# Introduction

In considering general learning procedures, supervised methods for neural networks are limited in that they can only be executed in specifically-structured environments. For these systems to learn, the environment must be equipped with an external "teacher" providing the network with explicit feedback on its predictive performance. From there, the system needs a means for circulating this error information across the entire network, so that the weights can be adjusted accordingly. To apply neural networks in contexts not satisfying these specific requirements, the authors purpose the wake-sleep algorithm, a two-phase procedure in which each network layer effectively learns representations of the activity in adjacent hidden layers. Here, the network is composed of feed-forward "recognition" connections used to generate an internal representation of the input, and feed-back generative connections used to produce an estimated reconstruction of the original input based on this learned internal representation. The goal is to learn an efficient representation which accurately characterizes the input to the system.

# Model Structure

The wake-sleep algorithm is used to train Helmholtz machines, networks possessing the feed-forward and feed-back connections as described above. In deploying a Helmholtz machine, we hope to encode an abstraction capturing the relevant properties of the data, and using this representation, find a generative reconstruction of the original input. This is analogous to learning a data-driven "bottom-up" representation of the input that is used to inform the higher-order "top-down" reconstruction.

Figure 1: The Helmholtz network structure.

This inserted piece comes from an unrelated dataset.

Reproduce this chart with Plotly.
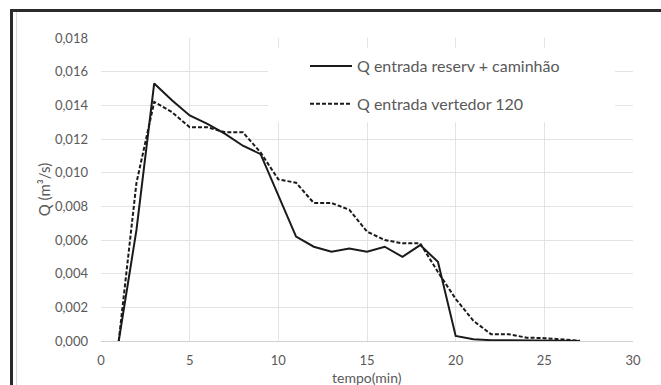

To enforce the requirement that the network produces efficient reconstructions of the data, the cost function is selected by viewing the problem as a task of information transmission. In this task, the original input vector is to be indirectly communicated from the sender to the receiver via first sending the internal representation of the datum learned by the system, and then passing along the deviation of the original input from its approximation produced by the generative reconstruction of the internal representation. Naturally, the objective then becomes to minimize the length of the sequence of bits that is needed to express the original input in this indirect manner. This corresponds to adopting the minimum description length (MDL) principle to guide the process of learning the representation. MDL is a general methodological principle stating that among a set of candidate models for the data, the one which can be represented in the fewest number of bits in the process of communication ought to be selected (see http://papers.nips.cc/paper/798-autoencoders-minimum-description-length-and-helmholtz-free-energy.pdf).

In order to see how the MDL criterion is to be implemented in this context, we must first specify a more precise network structure. The authors restrict the network to consist of stochastic binary units taking values in {0,1}, where the probability of unit v being active is given by

$P(s_v = 1) = (1 + exp(-b_v - \sum_{u}^{} s_u w_{uv}))^{-1}$

Here, $b_v$ is the additive constant for unit v, and $w_{uv}$ is the weight associated with the connection to unit "u". For the bottom-up recognition connections, the units u which are summed over are from the immediately-preceding hidden layer, whereas these units will be from the immediately-following layer for the top-down generative connections.